Third, with an ambitious goal of doubling the number of transfer students by the year 2020 and producing 2,500 additional degrees by the year 2025, Wayne State expects to be a major contributor to the nation’s effort to expand and build networks of colleges that will promote completion. The university will leverage its current student success initiatives and build on its recently created Transfer Student Success Center (TSSC) to accomplish these goals. The TSSC will serve as a hub to assist transfer students in navigating Wayne State and as an advocacy unit on behalf of transfer students.
To support its engagement with transfer students, Wayne state will create specialized training for student advisors on transfer students’ needs, extend Wayne State student success initiatives to community college partner campuses, offer more degree programs that are articulated with community colleges, and invest in IT systems to provide better institutional data about transfers students. Additionally, there will be coordinated activities and programs with Wayne State’s five top feeder community colleges (Oakland Community College, Macomb Community College, Henry Ford College, Schoolcraft College and Wayne County Community College District) that together create a shared ecosystem for degree attainment in Southeast Michigan, including Detroit.
“As the first person in my extended family to be educated beyond high school, expanding college access is a deeply held personal conviction,” said President Wilson. “I fully support President Obama, the First Lady and Vice President Biden’s goal to make the United States the world leader in college attainment.”
Today’s participants were asked to commit to new action in one of four areas: building networks of colleges around promoting completion, creating K-16 partnerships around college readiness, investing in high school counselors as part of the First Lady’s Reach Higher initiative, and increasing the number of college graduates in the fields of science, technology, engineering, and mathematics.
President Obama will announce new steps on how his administration is helping to support these actions, including announcing $10 million to help promote college completion and a $30 million AmeriCorps program that will improve low-income students’ access to college.

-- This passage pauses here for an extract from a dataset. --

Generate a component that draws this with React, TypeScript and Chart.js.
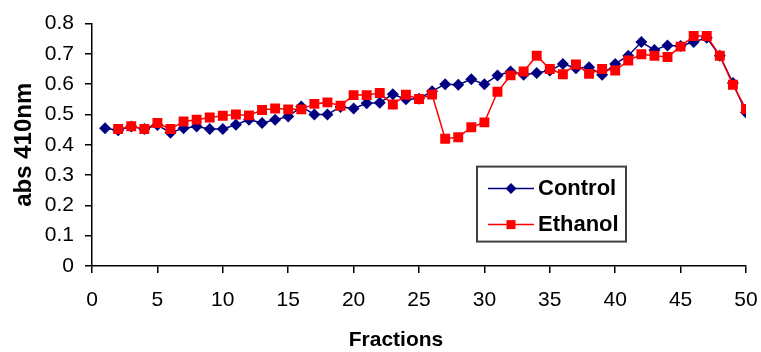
import React, { useEffect, useRef } from 'react';
import { Chart, registerables } from 'chart.js';

Chart.register(...registerables);

const fractions = [1, 2, 3, 4, 5, 6, 7, 8, 9, 10, 11, 12, 13, 14, 15, 16, 17, 18, 19, 20, 21, 22, 23, 24, 25, 26, 27, 28, 29, 30, 31, 32, 33, 34, 35, 36, 37, 38, 39, 40, 41, 42, 43, 44, 45, 46, 47, 48, 49, 50];

const control = [0.455, 0.448, 0.46, 0.452, 0.465, 0.44, 0.455, 0.46, 0.452, 0.452, 0.466, 0.483, 0.472, 0.483, 0.493, 0.526, 0.5, 0.5, 0.525, 0.52, 0.537, 0.539, 0.567, 0.55, 0.552, 0.577, 0.6, 0.598, 0.616, 0.6, 0.629, 0.642, 0.631, 0.637, 0.645, 0.667, 0.653, 0.656, 0.631, 0.667, 0.694, 0.739, 0.713, 0.728, 0.726, 0.739, 0.753, 0.694, 0.604, 0.507];

const ethanol = [null, 0.452, 0.461, 0.452, 0.472, 0.452, 0.477, 0.483, 0.49, 0.496, 0.5, 0.497, 0.515, 0.52, 0.517, 0.517, 0.535, 0.54, 0.529, 0.564, 0.564, 0.571, 0.533, 0.565, 0.551, 0.566, 0.42, 0.425, 0.458, 0.474, 0.575, 0.629, 0.642, 0.694, 0.65, 0.633, 0.665, 0.634, 0.65, 0.645, 0.678, 0.699, 0.694, 0.69, 0.724, 0.759, 0.759, 0.694, 0.598, 0.518];

const seriesNames = ['Control', 'Ethanol'];
const seriesColors = ['#000080', '#FF0000'];
const xTitle = 'Fractions';
const yTitle = 'abs 410nm';

const FONT = "'Liberation Sans', Arial, sans-serif";

const boxLegend = {
  id: 'boxLegend',
  afterDraw(chart: any) {
    const { ctx, chartArea } = chart;
    ctx.save();
    // x axis title (offset left of centre, as in the original)
    ctx.fillStyle = '#000';
    ctx.font = `bold 21px ${FONT}`;
    ctx.textAlign = 'center';
    ctx.textBaseline = 'middle';
    ctx.fillText(xTitle, chartArea.left + 304, chartArea.bottom + 74);

    const left = chartArea.left + 385;
    const top = chartArea.top + 143;
    const w = 149;
    const h = 75;
    ctx.fillStyle = '#ffffff';
    ctx.fillRect(left, top, w, h);
    ctx.strokeStyle = '#404040';
    ctx.lineWidth = 2;
    ctx.strokeRect(left, top, w, h);
    const rows = [top + 22, top + 58];
    rows.forEach((ry, i) => {
      const color = seriesColors[i];
      ctx.strokeStyle = color;
      ctx.lineWidth = 1.5;
      ctx.beginPath();
      ctx.moveTo(left + 11, ry);
      ctx.lineTo(left + 57, ry);
      ctx.stroke();
      ctx.fillStyle = color;
      const cx = left + 34;
      if (i === 0) {
        const r = 5.5;
        ctx.beginPath();
        ctx.moveTo(cx, ry - r);
        ctx.lineTo(cx + r, ry);
        ctx.lineTo(cx, ry + r);
        ctx.lineTo(cx - r, ry);
        ctx.closePath();
        ctx.fill();
      } else {
        const s = 4.5;
        ctx.fillRect(cx - s, ry - s, 2 * s, 2 * s);
      }
      ctx.fillStyle = '#000';
      ctx.font = `bold 22px ${FONT}`;
      ctx.textBaseline = 'middle';
      ctx.textAlign = 'left';
      ctx.fillText(seriesNames[i], left + 61, ry);
    });
    ctx.restore();
  },
};

export default function App() {
  const ref = useRef<HTMLCanvasElement | null>(null);
  useEffect(() => {
    if (!ref.current) return;
    const chart = new Chart(ref.current, {
      type: 'line',
      data: {
        datasets: [
          {
            label: seriesNames[0],
            data: fractions.map((f, i) => ({ x: f, y: control[i] })),
            borderColor: seriesColors[0],
            backgroundColor: seriesColors[0],
            borderWidth: 1.5,
            pointStyle: 'rectRot',
            pointRadius: 6,
            pointBorderWidth: 0,
            order: 2,
          },
          {
            label: seriesNames[1],
            data: fractions.map((f, i) => ({ x: f, y: ethanol[i] })).filter((p) => p.y !== null),
            borderColor: seriesColors[1],
            backgroundColor: seriesColors[1],
            borderWidth: 1.5,
            pointStyle: 'rect',
            pointRadius: 7,
            pointBorderWidth: 0,
            order: 1,
          },
        ],
      },
      options: {
        responsive: false,
        animation: false,
        layout: { padding: { left: 0, right: 15, top: 20, bottom: 0 } },
        plugins: { legend: { display: false }, tooltip: { enabled: false } },
        scales: {
          x: {
            type: 'linear',
            min: 0,
            max: 50,
            ticks: { stepSize: 5, color: '#000', font: { family: FONT, size: 21 }, padding: 15, maxRotation: 0, autoSkip: false },
            grid: { drawOnChartArea: false, drawTicks: true, tickLength: 7, color: '#000', lineWidth: 1.5 },
            border: { color: '#000', width: 1.5 },
            afterFit: (s: any) => { s.height = 86; s.paddingRight = 0; s.paddingLeft = 0; },
          },
          y: {
            min: 0,
            max: 0.8,
            ticks: { stepSize: 0.1, color: '#000', font: { family: FONT, size: 21 }, padding: 11 },
            grid: { drawOnChartArea: false, drawTicks: true, tickLength: 7, color: '#000', lineWidth: 1.5 },
            border: { color: '#000', width: 1.5 },
            title: { display: true, text: yTitle, color: '#000', font: { family: FONT, size: 24, weight: 'bold' }, padding: { top: 10, bottom: 0 } },
            afterFit: (s: any) => { s.width = 92; },
          },
        },
      },
      plugins: [boxLegend],
    } as any);
    return () => chart.destroy();
  }, []);
  return (
    <div style={{ position: 'absolute', left: 0, top: 0, width: 761, height: 352, background: '#fff' }}>
      <canvas ref={ref} width={761} height={352} style={{ display: 'block' }} />
    </div>
  );
}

Today’s event is the second College Opportunity Day of Action, and will include a progress report on the commitments made at the first day of action on Jan. 14, 2014.
Expanding opportunity for more students to enroll and succeed in college, especially low-income and underrepresented students, is vital to building a strong economy and a strong middle class. Today, only 9 percent of those born in the lowest family income quartile attain a bachelor’s degree by age 25, compared to 54 percent in the top quartile. In an effort to expand college access, the Obama Administration has increased Pell scholarships by $1,000 a year, created the new American Opportunity Tax Credit worth up to $10,000 over four years of college, limited student loan payments to 10 percent of income, and laid out an ambitious agenda to reduce college costs and promote innovation and competition.
Wayne State University is a premier urban research institution of higher education offering 370 academic programs through 13 schools and colleges to nearly 28,000 students.